:: Set problem ::
Print, word for word, the opening line of the data below and every line after it through the line that contains "from bokeh.resources import INLINE", but not the pictures.

:: Raw data ::
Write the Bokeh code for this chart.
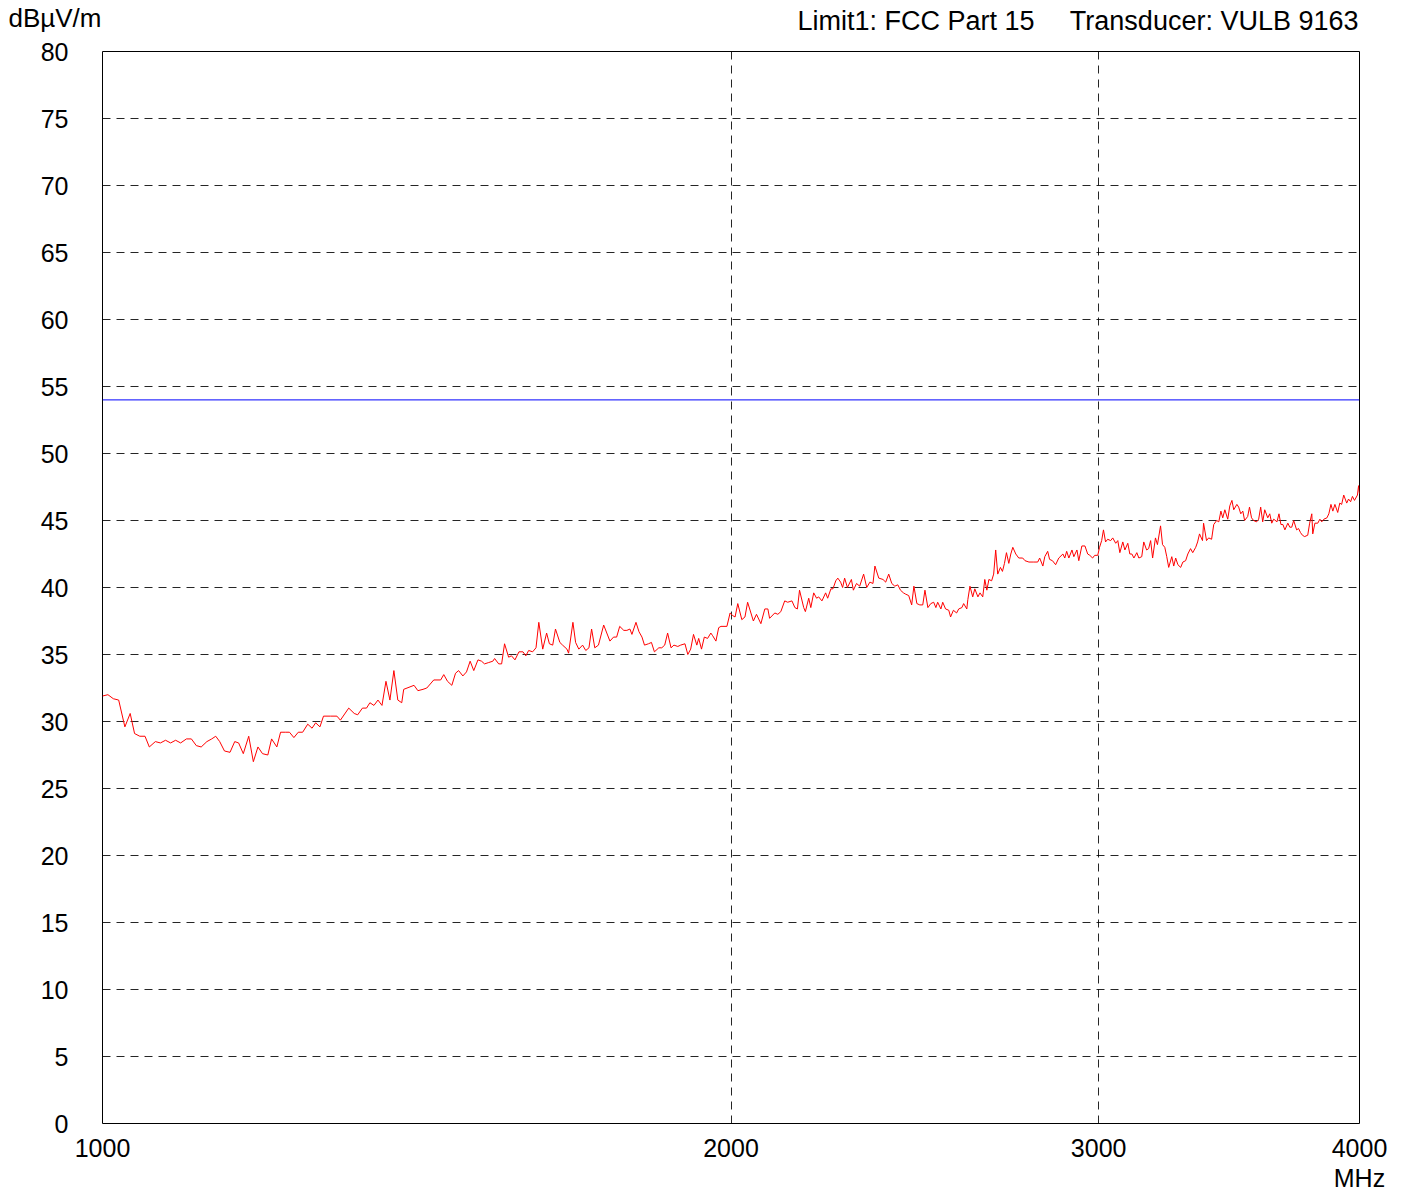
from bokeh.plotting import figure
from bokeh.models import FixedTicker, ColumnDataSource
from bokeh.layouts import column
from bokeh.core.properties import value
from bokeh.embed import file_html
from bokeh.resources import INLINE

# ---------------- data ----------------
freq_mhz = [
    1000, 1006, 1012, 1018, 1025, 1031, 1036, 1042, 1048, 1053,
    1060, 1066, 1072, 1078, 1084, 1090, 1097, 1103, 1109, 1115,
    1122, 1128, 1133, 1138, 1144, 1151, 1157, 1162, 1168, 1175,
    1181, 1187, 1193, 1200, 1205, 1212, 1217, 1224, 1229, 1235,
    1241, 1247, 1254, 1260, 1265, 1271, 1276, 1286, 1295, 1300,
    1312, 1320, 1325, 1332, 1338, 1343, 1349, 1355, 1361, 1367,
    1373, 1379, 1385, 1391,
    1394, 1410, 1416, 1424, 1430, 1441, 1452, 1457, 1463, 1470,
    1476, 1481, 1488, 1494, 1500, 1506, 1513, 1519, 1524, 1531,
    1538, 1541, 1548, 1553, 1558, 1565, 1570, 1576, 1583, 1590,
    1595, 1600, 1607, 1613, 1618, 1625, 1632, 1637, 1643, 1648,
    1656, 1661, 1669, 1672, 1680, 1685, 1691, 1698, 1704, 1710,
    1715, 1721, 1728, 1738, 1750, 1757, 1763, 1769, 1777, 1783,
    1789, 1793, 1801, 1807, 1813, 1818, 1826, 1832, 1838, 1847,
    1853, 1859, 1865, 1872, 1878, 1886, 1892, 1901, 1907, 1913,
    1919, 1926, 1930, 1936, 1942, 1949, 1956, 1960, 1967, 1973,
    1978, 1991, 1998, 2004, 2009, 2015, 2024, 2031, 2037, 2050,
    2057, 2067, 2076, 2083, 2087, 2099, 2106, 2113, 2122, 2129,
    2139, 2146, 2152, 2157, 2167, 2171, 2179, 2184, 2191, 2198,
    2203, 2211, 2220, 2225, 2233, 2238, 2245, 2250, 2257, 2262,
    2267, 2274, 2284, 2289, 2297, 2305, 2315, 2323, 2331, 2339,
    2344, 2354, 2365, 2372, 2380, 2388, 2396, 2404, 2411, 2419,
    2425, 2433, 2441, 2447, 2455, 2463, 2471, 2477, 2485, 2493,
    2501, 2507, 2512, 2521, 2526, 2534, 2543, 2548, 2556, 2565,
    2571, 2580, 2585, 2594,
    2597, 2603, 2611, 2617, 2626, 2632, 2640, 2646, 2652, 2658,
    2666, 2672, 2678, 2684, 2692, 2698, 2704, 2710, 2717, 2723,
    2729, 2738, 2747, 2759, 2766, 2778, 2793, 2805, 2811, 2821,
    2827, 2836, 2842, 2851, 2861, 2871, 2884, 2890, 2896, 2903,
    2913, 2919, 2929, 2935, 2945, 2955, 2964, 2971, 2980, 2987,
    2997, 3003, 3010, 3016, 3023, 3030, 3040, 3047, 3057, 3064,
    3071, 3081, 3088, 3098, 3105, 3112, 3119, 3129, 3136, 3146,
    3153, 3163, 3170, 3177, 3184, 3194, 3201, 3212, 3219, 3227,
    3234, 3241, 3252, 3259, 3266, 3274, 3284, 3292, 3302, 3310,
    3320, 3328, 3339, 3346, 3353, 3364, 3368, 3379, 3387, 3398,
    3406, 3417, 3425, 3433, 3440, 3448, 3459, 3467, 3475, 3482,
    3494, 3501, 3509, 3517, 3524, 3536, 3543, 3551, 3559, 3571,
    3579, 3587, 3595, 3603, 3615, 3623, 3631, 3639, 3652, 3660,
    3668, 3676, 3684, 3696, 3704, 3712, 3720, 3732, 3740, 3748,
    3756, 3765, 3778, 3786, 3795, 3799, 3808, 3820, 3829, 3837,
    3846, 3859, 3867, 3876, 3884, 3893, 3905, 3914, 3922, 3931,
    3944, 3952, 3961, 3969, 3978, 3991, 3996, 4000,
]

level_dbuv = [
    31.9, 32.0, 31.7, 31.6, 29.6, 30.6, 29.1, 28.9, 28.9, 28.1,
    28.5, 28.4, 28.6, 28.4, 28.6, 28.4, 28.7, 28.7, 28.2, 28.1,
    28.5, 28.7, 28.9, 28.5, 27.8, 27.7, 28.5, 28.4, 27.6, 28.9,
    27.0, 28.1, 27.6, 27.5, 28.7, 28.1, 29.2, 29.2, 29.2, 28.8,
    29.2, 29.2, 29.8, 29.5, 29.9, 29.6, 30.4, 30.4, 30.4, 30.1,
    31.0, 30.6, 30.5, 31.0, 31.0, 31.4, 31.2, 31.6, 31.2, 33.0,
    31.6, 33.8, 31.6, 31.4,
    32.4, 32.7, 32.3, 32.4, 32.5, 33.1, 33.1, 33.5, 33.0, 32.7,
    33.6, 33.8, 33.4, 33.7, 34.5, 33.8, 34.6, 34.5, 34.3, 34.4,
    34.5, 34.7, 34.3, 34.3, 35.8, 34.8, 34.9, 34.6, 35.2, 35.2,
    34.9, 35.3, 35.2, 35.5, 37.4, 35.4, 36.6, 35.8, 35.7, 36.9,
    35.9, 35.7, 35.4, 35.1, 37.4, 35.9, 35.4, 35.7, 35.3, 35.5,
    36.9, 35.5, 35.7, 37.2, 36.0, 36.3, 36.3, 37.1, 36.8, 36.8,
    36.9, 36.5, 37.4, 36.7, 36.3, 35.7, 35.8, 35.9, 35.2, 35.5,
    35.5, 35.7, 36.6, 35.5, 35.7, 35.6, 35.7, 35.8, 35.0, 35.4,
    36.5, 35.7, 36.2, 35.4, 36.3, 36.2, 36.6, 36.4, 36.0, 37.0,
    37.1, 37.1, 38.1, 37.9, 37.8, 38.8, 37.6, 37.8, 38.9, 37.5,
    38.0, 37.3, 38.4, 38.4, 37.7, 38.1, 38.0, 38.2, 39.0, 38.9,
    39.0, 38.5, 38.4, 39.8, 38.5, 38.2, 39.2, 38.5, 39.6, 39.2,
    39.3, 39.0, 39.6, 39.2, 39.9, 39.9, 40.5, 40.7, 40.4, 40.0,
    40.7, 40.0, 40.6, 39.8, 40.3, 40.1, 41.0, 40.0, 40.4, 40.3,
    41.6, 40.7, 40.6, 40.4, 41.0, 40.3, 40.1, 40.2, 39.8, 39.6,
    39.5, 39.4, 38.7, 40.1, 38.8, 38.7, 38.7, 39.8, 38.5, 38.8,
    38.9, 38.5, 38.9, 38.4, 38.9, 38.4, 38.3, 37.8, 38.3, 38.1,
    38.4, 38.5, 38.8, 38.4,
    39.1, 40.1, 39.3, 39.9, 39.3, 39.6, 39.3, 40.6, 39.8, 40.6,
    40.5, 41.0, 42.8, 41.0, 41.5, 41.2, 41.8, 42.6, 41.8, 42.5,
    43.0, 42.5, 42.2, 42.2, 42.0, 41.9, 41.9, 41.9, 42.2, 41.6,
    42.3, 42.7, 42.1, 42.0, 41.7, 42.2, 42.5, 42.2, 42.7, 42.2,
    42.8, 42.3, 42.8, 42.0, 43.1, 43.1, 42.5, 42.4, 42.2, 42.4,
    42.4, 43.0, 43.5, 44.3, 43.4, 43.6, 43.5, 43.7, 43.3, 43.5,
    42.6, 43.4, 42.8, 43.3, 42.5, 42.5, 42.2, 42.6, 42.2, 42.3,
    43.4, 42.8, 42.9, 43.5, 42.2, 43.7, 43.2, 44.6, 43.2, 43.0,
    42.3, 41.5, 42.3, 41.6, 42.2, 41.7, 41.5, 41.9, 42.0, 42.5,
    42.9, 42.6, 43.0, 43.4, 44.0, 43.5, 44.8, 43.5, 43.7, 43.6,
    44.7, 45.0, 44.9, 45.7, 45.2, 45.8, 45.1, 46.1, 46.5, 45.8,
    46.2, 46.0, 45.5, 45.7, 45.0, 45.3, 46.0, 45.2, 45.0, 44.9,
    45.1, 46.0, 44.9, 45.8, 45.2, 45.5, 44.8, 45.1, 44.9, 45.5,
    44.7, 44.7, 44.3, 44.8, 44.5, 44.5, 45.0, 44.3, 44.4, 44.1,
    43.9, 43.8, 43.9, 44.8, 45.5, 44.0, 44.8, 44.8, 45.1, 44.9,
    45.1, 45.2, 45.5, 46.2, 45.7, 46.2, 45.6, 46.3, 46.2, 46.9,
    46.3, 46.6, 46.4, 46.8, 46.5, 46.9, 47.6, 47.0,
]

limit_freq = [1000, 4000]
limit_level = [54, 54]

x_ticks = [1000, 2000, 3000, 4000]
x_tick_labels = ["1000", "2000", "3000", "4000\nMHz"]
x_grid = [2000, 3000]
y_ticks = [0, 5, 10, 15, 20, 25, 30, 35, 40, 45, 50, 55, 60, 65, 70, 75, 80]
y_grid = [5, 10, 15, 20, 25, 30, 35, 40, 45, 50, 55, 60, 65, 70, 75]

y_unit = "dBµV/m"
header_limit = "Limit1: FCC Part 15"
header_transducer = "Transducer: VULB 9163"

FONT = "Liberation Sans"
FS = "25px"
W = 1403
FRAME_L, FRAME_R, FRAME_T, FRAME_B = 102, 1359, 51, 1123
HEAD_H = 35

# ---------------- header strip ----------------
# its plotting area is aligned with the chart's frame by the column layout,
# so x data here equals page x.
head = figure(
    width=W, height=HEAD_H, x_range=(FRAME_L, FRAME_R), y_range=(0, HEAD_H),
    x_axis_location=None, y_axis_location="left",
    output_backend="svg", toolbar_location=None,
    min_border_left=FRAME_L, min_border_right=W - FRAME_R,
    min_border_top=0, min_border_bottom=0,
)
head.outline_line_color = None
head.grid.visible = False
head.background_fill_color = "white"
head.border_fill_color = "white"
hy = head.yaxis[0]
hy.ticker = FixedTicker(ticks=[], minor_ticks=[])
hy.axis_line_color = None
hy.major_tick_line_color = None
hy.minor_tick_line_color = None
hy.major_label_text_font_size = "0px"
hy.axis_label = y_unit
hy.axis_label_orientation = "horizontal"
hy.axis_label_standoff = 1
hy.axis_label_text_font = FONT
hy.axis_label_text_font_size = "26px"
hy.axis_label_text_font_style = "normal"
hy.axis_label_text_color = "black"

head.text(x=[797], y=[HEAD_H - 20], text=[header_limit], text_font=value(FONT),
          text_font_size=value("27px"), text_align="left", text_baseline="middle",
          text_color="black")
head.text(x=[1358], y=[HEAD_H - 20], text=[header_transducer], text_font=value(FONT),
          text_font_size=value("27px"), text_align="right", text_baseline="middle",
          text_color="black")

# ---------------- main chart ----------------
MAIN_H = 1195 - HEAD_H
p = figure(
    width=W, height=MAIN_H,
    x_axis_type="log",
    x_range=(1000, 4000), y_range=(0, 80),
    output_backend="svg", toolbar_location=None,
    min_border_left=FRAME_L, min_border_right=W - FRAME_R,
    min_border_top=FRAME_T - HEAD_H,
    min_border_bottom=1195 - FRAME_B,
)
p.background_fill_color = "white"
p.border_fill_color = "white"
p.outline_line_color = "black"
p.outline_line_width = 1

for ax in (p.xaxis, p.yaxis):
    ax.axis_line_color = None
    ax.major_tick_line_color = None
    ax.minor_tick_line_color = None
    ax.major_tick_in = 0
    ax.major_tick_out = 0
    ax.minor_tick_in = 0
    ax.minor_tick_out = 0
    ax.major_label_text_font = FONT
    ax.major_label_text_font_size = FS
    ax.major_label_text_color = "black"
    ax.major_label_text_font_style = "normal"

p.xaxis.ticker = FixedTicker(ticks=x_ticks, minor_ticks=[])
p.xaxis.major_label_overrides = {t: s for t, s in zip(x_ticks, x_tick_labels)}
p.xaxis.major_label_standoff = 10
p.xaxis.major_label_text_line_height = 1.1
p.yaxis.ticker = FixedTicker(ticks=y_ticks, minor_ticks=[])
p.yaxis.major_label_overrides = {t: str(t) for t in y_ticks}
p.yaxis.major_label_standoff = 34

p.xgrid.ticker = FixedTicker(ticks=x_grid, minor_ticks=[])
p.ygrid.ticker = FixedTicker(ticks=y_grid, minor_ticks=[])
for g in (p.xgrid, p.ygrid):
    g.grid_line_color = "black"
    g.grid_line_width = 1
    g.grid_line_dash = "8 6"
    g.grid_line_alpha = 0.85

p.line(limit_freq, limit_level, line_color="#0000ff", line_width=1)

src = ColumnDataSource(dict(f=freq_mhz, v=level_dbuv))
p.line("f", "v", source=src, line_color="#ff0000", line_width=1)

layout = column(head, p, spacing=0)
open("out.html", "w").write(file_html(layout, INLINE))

:: The reply ::
Write the Bokeh code for this chart.
from bokeh.plotting import figure
from bokeh.models import FixedTicker, ColumnDataSource
from bokeh.layouts import column
from bokeh.core.properties import value
from bokeh.embed import file_html
from bokeh.resources import INLINE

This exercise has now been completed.